BEMIDJI—Bemidji State University staffers hope a hefty grant will allow them to create a new, environmentally and American Indian-focused program there.
Staff at BSU’s sustainability office have applied for $600,000 over three years from the Margaret A. Cargill Foundation, and plan to use the grant money—if they win it—to create curriculum that would incorporate the university’s environmental studies and indigenous studies programming.
Erika Bailey-Johnson, the university’s sustainability director, said the inspiration for the program partly comes from “the great forgetting”—the notion that societies have lost their ability to live in connection with the earth.
“We’re trying to relearn, reteach, reeducate people on how we should be connected to the earth and treat the earth and respect the earth,” Bailey-Johnson said.

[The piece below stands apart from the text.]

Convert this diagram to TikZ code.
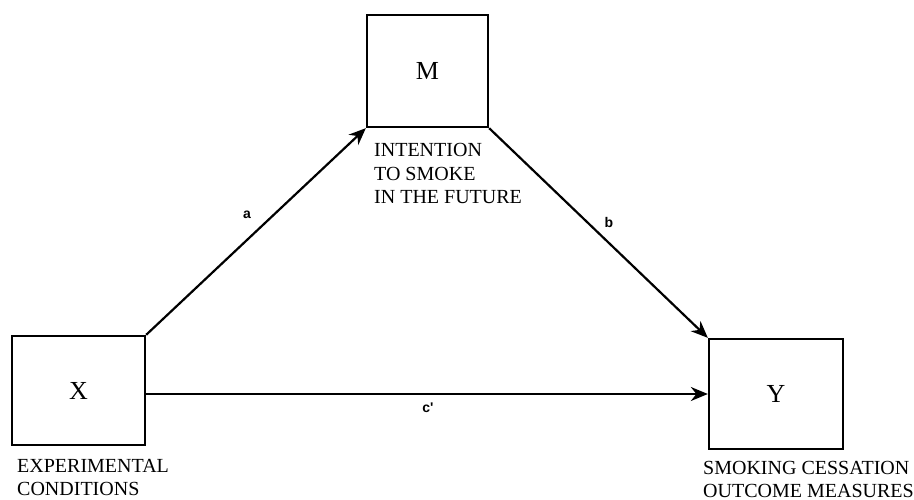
\documentclass[tikz,border=0pt]{standalone}
\usepackage{fontspec}
\setmainfont{Liberation Serif}
\newfontfamily\lblsans{Liberation Sans}
\usetikzlibrary{arrows.meta}
\begin{document}
\begin{tikzpicture}[x=1pt,y=-1pt,
  varbox/.style={draw,line width=2.3pt,inner sep=0pt,font=\fontsize{26}{30}\selectfont},
  caption/.style={anchor=base west,inner sep=0pt,font=\fontsize{20}{24}\selectfont},
  path/.style={line width=2.2pt,-{Stealth[length=17pt,width=14pt]}},
  coef/.style={inner sep=0pt,font=\lblsans\bfseries\fontsize{14}{16}\selectfont}]
\useasboundingbox (0,0) rectangle (914,500);
\node[varbox,minimum width=121pt,minimum height=112pt] (M) at (427.5,71) {M};
\node[varbox,minimum width=133pt,minimum height=109pt] (X) at (78.5,390.5) {X};
\node[varbox,minimum width=134pt,minimum height=110pt] (Y) at (776,394) {Y};
\draw[path] (X.north east) -- (M.south west);
\draw[path] (M.south east) -- (Y.north west);
\draw[path] (Y.west -| X.east) -- (Y.west);
\node[coef] (la) at (247,215) {a};
\node[coef] (lb) at (609,222) {b};
\node[coef] (lc) at (428,408) {c'};
\node[caption] (m1) at (374,157) {INTENTION};
\node[caption] (m2) at (374,180.5) {TO SMOKE};
\node[caption] (m3) at (374,204) {IN THE FUTURE};
\node[caption] (x1) at (17,472) {EXPERIMENTAL};
\node[caption] (x2) at (17,495) {CONDITIONS};
\node[caption] (y1) at (703,474) {SMOKING CESSATION};
\node[caption] (y2) at (703,497) {OUTCOME MEASURES};
\end{tikzpicture}
\end{document}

The program would aim to pair hard-eyed western science with long-held indigenous knowledge. “Being able to have those two ways of knowing and thinking about the earth, I think, would be quite transformational,” Bailey-Johnson added.
Finer details are still being hammered out, and Bailey-Johnson and other BSU staff stressed that their plans are tentative and predicated on receiving the grant money. The foundation invited the university to apply for the grant, and is expected to reach a decision in August.
The idea to connect the two programs is part of a broader initiative at the university called “Gwayakochigewin,” which seeks to add indigenous knowledge across BSU’s curriculum and approximately translates to “making things right” in English, Bailey-Johnson said.
The hoped-for funding would pay for a new faculty member who would design the program’s curriculum, a part-time grant coordinator and stipends and other support for graduate and undergraduate students in the program.
If it gets the grant money to do so, BSU would presumably start the new program by the 2018-19 school year.